Goal: Go over the listing below line by line and tally those containing "this". Give only the tally.

Supplied records:
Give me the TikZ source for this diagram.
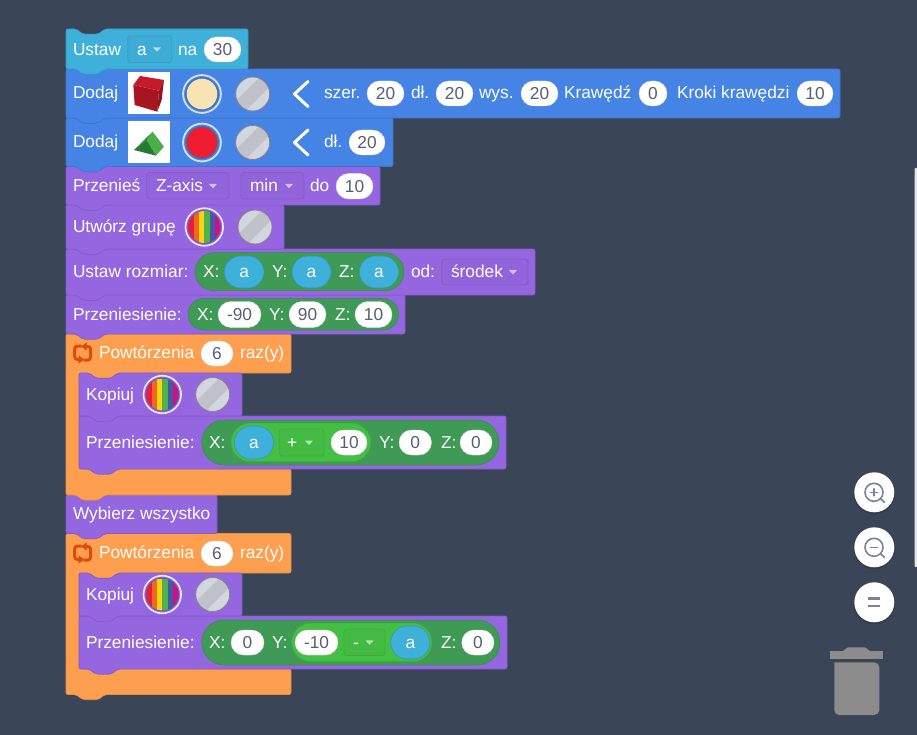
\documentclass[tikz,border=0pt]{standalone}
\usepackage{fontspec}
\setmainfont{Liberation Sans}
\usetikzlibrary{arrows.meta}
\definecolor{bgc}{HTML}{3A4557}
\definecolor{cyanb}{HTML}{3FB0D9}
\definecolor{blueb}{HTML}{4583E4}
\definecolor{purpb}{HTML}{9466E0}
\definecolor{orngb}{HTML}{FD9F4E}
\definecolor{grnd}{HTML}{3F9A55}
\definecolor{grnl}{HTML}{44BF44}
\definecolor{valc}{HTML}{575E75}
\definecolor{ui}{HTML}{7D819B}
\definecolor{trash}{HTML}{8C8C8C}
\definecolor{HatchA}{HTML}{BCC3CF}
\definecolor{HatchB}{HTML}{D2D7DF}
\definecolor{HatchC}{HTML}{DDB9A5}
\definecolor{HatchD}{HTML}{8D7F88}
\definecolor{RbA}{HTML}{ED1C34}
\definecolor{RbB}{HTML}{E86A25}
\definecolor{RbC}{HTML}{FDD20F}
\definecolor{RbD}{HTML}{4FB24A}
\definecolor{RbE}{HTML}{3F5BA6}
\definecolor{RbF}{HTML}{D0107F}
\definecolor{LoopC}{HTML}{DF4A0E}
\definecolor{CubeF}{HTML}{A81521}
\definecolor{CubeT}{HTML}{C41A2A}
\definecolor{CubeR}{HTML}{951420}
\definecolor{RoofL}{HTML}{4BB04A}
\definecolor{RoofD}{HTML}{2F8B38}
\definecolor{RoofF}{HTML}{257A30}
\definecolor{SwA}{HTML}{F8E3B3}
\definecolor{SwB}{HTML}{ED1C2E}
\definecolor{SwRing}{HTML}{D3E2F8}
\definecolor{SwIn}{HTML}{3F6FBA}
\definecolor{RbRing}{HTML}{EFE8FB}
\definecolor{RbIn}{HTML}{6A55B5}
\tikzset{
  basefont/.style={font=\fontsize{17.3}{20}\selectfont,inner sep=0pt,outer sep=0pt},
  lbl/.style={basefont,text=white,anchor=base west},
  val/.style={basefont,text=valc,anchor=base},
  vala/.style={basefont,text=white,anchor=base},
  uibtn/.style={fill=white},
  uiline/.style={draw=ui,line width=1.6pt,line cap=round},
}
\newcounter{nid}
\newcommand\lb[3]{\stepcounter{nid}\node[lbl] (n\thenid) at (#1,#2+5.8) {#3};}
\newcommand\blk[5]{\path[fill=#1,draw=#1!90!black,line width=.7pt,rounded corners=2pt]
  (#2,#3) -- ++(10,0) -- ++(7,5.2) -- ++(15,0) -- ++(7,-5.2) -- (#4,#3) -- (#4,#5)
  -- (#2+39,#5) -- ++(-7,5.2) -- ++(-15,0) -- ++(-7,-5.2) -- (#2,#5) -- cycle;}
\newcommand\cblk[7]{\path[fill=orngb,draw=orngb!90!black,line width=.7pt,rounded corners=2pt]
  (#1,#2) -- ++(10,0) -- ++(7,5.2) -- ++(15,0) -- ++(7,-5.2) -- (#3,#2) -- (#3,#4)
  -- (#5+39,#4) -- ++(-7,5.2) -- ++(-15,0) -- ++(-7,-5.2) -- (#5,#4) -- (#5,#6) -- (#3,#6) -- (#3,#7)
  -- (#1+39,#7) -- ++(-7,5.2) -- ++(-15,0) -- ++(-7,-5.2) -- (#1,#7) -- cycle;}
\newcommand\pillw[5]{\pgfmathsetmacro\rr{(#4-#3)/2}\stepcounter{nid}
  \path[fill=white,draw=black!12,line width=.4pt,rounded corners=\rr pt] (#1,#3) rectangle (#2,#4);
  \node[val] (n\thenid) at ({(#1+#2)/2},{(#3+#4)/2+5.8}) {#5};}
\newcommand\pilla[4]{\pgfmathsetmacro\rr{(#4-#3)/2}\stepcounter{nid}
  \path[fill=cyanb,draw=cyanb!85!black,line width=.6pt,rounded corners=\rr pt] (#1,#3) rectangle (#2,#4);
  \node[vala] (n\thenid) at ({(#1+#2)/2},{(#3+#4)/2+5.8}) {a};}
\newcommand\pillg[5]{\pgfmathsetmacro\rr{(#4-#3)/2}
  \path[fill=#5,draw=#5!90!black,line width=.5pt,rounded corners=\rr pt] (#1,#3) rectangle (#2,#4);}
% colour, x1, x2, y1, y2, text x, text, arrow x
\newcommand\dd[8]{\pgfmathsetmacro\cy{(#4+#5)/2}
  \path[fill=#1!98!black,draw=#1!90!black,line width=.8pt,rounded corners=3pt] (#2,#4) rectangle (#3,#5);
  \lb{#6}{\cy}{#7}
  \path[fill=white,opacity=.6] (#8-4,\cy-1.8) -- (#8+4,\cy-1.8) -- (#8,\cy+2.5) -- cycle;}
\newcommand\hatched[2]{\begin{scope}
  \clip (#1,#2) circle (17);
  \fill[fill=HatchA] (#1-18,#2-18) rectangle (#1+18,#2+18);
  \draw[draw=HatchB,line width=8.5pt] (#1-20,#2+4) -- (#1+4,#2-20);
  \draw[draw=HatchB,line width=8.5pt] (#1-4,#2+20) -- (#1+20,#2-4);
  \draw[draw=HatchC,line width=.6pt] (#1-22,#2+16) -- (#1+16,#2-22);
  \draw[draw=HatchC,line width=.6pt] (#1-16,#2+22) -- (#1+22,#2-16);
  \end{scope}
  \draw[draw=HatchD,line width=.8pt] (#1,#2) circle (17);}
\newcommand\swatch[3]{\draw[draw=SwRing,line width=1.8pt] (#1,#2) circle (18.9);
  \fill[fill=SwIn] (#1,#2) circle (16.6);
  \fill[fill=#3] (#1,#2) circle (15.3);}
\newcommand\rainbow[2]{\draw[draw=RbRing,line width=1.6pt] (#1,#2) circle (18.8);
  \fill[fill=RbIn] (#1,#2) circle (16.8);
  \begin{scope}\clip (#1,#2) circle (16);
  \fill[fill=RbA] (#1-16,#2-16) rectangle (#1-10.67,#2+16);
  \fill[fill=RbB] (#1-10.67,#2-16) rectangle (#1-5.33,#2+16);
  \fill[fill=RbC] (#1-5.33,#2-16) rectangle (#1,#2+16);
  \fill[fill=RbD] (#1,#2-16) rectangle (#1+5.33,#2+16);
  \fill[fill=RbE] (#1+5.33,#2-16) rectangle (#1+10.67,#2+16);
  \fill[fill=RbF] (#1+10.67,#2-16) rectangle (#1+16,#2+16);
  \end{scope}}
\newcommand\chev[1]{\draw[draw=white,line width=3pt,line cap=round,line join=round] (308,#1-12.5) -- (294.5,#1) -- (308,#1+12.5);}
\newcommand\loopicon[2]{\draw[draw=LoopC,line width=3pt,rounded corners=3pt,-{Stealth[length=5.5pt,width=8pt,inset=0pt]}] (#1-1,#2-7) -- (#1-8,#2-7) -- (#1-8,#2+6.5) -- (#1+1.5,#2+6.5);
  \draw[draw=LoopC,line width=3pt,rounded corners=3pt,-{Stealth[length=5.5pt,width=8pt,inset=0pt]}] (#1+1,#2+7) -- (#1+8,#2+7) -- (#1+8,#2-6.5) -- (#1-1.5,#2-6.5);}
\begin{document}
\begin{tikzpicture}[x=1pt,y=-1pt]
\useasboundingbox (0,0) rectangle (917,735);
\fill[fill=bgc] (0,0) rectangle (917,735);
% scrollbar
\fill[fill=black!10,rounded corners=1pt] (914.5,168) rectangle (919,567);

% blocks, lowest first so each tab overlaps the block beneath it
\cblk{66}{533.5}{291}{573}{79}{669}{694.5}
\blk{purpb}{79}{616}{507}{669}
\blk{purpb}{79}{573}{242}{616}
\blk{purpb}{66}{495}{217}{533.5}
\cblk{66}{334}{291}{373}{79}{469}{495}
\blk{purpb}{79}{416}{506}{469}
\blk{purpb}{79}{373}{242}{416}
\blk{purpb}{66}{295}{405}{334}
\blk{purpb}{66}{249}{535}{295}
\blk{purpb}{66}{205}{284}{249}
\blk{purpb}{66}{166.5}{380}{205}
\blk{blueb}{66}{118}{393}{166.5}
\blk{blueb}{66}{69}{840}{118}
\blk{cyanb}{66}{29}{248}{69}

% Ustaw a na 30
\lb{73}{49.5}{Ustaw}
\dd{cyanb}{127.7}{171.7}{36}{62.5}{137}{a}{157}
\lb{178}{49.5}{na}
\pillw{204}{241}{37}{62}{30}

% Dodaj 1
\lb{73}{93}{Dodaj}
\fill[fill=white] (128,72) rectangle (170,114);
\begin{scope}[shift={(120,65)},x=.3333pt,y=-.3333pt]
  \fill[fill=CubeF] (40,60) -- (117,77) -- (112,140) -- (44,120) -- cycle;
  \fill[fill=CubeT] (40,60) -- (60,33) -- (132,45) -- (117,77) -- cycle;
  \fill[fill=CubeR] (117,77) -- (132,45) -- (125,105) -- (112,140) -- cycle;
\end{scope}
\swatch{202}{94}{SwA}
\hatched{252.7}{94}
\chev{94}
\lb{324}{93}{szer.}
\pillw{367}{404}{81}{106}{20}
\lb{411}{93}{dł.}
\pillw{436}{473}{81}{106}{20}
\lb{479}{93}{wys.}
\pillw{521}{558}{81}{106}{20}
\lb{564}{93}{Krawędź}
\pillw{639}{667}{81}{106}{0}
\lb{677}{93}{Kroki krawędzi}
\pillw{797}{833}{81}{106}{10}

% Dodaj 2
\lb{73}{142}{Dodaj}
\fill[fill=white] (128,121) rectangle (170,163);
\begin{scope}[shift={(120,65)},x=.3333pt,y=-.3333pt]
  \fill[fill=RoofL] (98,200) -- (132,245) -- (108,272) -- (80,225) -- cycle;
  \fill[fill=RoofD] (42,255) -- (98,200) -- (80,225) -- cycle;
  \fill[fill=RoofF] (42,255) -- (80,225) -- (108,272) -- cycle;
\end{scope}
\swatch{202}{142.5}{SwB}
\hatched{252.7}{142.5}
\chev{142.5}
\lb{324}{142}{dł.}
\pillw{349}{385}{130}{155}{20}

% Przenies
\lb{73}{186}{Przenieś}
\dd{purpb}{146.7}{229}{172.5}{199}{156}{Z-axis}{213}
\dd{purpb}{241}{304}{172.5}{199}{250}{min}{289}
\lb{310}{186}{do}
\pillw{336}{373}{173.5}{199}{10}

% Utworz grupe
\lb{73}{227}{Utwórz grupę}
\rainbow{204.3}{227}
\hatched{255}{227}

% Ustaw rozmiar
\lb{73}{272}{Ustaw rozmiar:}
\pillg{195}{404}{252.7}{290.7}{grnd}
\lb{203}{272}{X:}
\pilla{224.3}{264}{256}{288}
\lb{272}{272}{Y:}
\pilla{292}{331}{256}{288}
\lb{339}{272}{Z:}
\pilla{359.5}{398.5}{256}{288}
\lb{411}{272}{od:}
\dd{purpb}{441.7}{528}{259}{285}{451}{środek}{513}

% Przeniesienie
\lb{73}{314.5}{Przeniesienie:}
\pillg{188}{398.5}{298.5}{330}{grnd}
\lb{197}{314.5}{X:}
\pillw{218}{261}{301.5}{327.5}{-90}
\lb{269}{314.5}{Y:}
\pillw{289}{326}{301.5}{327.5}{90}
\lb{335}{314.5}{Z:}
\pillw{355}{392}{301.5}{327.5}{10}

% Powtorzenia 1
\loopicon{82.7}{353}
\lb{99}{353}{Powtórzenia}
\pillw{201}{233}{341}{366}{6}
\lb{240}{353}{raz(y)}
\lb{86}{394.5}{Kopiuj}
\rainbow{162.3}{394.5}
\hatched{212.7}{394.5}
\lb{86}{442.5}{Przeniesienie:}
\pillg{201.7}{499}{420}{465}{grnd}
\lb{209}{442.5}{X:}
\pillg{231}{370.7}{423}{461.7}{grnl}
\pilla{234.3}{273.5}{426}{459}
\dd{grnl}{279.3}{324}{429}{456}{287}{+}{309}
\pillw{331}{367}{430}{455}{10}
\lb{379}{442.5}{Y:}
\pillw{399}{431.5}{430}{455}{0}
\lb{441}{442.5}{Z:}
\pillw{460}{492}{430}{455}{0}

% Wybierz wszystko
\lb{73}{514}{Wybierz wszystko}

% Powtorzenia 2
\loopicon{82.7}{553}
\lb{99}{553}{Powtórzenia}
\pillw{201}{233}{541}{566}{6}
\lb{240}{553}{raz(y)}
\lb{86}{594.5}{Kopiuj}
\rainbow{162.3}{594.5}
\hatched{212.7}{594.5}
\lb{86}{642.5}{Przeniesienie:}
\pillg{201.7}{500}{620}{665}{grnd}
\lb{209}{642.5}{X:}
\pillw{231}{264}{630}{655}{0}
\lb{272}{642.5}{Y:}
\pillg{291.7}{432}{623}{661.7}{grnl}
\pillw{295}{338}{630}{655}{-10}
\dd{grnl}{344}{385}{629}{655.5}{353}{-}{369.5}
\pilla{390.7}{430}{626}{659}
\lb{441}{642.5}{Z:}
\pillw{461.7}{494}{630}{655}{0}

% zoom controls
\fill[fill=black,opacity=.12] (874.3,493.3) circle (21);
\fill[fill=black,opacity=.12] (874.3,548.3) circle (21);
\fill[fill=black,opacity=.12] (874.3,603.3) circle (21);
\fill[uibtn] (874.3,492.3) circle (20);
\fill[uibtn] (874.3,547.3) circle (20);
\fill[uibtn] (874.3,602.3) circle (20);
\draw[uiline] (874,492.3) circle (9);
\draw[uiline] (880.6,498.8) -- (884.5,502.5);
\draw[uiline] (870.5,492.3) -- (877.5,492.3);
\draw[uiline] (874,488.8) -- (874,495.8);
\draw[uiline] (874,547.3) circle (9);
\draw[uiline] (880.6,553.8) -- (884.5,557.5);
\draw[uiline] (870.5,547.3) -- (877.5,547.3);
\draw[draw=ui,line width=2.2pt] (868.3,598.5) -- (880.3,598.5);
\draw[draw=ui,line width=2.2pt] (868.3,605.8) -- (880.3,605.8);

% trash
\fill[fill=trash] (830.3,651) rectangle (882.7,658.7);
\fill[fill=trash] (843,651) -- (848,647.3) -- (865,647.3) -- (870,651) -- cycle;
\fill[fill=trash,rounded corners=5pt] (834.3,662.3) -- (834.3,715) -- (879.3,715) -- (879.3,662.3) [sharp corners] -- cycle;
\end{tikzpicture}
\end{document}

...

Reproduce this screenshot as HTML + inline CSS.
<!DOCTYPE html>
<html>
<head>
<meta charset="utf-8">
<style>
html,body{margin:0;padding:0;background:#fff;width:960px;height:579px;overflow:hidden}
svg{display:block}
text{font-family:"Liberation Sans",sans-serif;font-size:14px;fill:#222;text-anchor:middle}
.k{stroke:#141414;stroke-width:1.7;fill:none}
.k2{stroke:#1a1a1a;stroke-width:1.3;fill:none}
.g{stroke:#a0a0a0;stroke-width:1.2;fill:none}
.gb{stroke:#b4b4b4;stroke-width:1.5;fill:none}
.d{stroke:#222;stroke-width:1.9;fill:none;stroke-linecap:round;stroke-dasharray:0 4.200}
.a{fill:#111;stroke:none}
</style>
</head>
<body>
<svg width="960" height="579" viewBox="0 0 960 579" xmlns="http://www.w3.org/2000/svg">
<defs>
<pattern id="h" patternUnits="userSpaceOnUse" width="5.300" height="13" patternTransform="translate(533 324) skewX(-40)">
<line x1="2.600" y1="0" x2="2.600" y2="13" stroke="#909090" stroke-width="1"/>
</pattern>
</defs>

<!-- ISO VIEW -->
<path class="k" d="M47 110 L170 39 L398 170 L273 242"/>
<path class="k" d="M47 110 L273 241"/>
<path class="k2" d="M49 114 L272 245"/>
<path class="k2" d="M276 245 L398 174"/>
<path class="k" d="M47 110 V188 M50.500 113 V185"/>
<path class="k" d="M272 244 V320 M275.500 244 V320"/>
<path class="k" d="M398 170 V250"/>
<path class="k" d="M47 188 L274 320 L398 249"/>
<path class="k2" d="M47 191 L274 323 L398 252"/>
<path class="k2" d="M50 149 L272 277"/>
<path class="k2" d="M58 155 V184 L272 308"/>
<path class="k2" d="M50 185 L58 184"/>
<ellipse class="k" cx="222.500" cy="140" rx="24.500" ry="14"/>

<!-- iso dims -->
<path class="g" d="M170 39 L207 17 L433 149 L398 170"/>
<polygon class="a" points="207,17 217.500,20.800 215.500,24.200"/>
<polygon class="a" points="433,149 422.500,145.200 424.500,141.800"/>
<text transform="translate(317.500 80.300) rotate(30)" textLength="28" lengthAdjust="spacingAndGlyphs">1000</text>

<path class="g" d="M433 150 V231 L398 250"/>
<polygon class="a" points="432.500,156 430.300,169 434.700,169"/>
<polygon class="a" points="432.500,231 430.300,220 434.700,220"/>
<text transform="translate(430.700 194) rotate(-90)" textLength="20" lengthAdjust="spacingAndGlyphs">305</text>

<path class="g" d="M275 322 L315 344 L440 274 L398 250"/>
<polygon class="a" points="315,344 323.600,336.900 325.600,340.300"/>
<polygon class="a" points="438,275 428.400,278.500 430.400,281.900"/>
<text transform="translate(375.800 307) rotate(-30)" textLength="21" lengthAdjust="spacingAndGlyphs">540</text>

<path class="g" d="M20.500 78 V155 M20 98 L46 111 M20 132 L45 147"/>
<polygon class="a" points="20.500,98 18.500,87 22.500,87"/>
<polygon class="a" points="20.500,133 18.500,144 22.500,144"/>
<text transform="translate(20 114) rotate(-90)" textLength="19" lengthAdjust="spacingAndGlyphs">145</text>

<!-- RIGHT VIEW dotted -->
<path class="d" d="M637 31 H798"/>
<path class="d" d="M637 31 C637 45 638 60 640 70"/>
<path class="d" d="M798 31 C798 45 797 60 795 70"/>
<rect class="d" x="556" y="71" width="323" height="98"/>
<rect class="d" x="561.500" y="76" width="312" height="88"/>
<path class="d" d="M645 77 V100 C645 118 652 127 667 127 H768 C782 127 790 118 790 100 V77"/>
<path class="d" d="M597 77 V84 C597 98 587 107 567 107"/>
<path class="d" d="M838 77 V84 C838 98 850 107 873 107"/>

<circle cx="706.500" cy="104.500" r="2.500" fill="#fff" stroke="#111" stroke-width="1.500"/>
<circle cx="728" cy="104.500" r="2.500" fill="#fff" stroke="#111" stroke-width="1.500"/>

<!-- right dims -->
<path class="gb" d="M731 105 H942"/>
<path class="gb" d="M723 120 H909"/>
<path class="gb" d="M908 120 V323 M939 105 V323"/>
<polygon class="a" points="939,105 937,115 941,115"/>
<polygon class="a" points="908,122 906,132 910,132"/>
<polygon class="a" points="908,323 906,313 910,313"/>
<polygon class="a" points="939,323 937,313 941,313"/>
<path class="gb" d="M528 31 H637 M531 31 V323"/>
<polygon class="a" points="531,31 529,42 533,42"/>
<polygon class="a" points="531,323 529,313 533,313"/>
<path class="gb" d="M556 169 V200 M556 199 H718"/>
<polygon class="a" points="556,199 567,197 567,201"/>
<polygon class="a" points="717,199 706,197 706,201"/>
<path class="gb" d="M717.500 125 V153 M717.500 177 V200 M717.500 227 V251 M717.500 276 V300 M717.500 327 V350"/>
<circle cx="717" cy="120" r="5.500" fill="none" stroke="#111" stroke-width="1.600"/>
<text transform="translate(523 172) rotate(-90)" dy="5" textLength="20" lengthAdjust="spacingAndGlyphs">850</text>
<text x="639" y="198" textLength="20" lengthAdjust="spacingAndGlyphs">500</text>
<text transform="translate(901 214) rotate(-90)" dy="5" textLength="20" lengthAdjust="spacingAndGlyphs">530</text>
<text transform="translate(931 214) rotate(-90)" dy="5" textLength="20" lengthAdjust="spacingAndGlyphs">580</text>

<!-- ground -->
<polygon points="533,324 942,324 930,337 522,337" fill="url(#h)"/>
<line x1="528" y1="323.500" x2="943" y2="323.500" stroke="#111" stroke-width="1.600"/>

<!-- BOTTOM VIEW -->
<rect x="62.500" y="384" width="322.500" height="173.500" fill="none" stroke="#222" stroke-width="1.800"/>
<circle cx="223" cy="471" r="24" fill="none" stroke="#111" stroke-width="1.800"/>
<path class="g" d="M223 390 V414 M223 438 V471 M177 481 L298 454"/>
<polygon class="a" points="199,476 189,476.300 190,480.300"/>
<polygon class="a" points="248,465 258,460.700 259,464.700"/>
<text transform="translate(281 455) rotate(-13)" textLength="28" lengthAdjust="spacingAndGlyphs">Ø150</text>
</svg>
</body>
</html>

Response below: 2